* COLLECTED DATA *
-.-.-
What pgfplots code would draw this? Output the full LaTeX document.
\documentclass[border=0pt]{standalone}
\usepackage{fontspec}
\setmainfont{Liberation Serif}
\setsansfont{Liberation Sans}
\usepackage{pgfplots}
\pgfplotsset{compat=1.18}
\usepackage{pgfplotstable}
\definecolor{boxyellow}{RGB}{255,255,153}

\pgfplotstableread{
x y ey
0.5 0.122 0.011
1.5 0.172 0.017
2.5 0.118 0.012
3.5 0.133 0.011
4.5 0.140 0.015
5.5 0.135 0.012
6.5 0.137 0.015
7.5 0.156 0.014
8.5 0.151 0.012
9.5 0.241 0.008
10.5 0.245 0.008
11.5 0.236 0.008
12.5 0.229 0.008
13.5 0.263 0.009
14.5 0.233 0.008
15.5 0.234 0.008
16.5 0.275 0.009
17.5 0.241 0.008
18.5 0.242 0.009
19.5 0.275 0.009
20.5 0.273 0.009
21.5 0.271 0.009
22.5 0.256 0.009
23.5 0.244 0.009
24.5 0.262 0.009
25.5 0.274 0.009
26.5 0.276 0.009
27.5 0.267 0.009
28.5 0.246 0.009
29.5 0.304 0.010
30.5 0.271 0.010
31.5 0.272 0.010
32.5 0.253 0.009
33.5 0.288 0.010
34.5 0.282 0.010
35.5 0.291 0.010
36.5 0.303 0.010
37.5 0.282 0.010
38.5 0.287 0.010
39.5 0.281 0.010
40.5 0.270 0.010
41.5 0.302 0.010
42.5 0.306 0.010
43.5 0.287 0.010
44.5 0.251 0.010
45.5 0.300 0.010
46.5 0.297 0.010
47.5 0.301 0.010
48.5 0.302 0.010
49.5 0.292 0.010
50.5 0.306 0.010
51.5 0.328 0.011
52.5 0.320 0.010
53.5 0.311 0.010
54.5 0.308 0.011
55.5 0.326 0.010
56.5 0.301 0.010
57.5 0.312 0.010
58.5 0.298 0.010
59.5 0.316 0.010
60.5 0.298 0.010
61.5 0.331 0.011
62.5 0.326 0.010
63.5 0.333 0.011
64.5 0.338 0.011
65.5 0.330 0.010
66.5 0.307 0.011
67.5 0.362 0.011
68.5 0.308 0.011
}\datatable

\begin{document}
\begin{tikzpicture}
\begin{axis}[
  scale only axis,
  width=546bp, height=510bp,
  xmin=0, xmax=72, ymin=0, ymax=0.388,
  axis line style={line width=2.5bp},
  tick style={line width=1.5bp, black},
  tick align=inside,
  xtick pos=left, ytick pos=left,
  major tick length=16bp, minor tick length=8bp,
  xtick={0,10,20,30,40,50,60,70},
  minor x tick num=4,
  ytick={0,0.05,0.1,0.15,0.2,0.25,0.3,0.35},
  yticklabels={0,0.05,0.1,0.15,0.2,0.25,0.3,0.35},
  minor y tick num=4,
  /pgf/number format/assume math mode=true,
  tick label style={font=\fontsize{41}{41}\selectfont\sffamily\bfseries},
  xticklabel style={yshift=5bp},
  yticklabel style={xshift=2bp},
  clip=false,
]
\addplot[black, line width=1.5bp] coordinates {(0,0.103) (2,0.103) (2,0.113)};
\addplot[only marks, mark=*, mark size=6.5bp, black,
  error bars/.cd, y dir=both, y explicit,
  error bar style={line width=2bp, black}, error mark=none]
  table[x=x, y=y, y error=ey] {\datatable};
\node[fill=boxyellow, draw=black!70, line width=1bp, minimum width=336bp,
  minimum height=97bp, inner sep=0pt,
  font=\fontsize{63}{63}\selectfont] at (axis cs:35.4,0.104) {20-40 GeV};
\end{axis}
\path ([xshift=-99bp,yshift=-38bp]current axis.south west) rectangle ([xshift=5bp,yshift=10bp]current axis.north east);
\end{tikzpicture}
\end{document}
-.-.-
* TASK GOAL *
Restate the data above word for word, please.

* TASK SOLUTION *
What pgfplots code would draw this? Output the full LaTeX document.
\documentclass[border=0pt]{standalone}
\usepackage{fontspec}
\setmainfont{Liberation Serif}
\setsansfont{Liberation Sans}
\usepackage{pgfplots}
\pgfplotsset{compat=1.18}
\usepackage{pgfplotstable}
\definecolor{boxyellow}{RGB}{255,255,153}

\pgfplotstableread{
x y ey
0.5 0.122 0.011
1.5 0.172 0.017
2.5 0.118 0.012
3.5 0.133 0.011
4.5 0.140 0.015
5.5 0.135 0.012
6.5 0.137 0.015
7.5 0.156 0.014
8.5 0.151 0.012
9.5 0.241 0.008
10.5 0.245 0.008
11.5 0.236 0.008
12.5 0.229 0.008
13.5 0.263 0.009
14.5 0.233 0.008
15.5 0.234 0.008
16.5 0.275 0.009
17.5 0.241 0.008
18.5 0.242 0.009
19.5 0.275 0.009
20.5 0.273 0.009
21.5 0.271 0.009
22.5 0.256 0.009
23.5 0.244 0.009
24.5 0.262 0.009
25.5 0.274 0.009
26.5 0.276 0.009
27.5 0.267 0.009
28.5 0.246 0.009
29.5 0.304 0.010
30.5 0.271 0.010
31.5 0.272 0.010
32.5 0.253 0.009
33.5 0.288 0.010
34.5 0.282 0.010
35.5 0.291 0.010
36.5 0.303 0.010
37.5 0.282 0.010
38.5 0.287 0.010
39.5 0.281 0.010
40.5 0.270 0.010
41.5 0.302 0.010
42.5 0.306 0.010
43.5 0.287 0.010
44.5 0.251 0.010
45.5 0.300 0.010
46.5 0.297 0.010
47.5 0.301 0.010
48.5 0.302 0.010
49.5 0.292 0.010
50.5 0.306 0.010
51.5 0.328 0.011
52.5 0.320 0.010
53.5 0.311 0.010
54.5 0.308 0.011
55.5 0.326 0.010
56.5 0.301 0.010
57.5 0.312 0.010
58.5 0.298 0.010
59.5 0.316 0.010
60.5 0.298 0.010
61.5 0.331 0.011
62.5 0.326 0.010
63.5 0.333 0.011
64.5 0.338 0.011
65.5 0.330 0.010
66.5 0.307 0.011
67.5 0.362 0.011
68.5 0.308 0.011
}\datatable

\begin{document}
\begin{tikzpicture}
\begin{axis}[
  scale only axis,
  width=546bp, height=510bp,
  xmin=0, xmax=72, ymin=0, ymax=0.388,
  axis line style={line width=2.5bp},
  tick style={line width=1.5bp, black},
  tick align=inside,
  xtick pos=left, ytick pos=left,
  major tick length=16bp, minor tick length=8bp,
  xtick={0,10,20,30,40,50,60,70},
  minor x tick num=4,
  ytick={0,0.05,0.1,0.15,0.2,0.25,0.3,0.35},
  yticklabels={0,0.05,0.1,0.15,0.2,0.25,0.3,0.35},
  minor y tick num=4,
  /pgf/number format/assume math mode=true,
  tick label style={font=\fontsize{41}{41}\selectfont\sffamily\bfseries},
  xticklabel style={yshift=5bp},
  yticklabel style={xshift=2bp},
  clip=false,
]
\addplot[black, line width=1.5bp] coordinates {(0,0.103) (2,0.103) (2,0.113)};
\addplot[only marks, mark=*, mark size=6.5bp, black,
  error bars/.cd, y dir=both, y explicit,
  error bar style={line width=2bp, black}, error mark=none]
  table[x=x, y=y, y error=ey] {\datatable};
\node[fill=boxyellow, draw=black!70, line width=1bp, minimum width=336bp,
  minimum height=97bp, inner sep=0pt,
  font=\fontsize{63}{63}\selectfont] at (axis cs:35.4,0.104) {20-40 GeV};
\end{axis}
\path ([xshift=-99bp,yshift=-38bp]current axis.south west) rectangle ([xshift=5bp,yshift=10bp]current axis.north east);
\end{tikzpicture}
\end{document}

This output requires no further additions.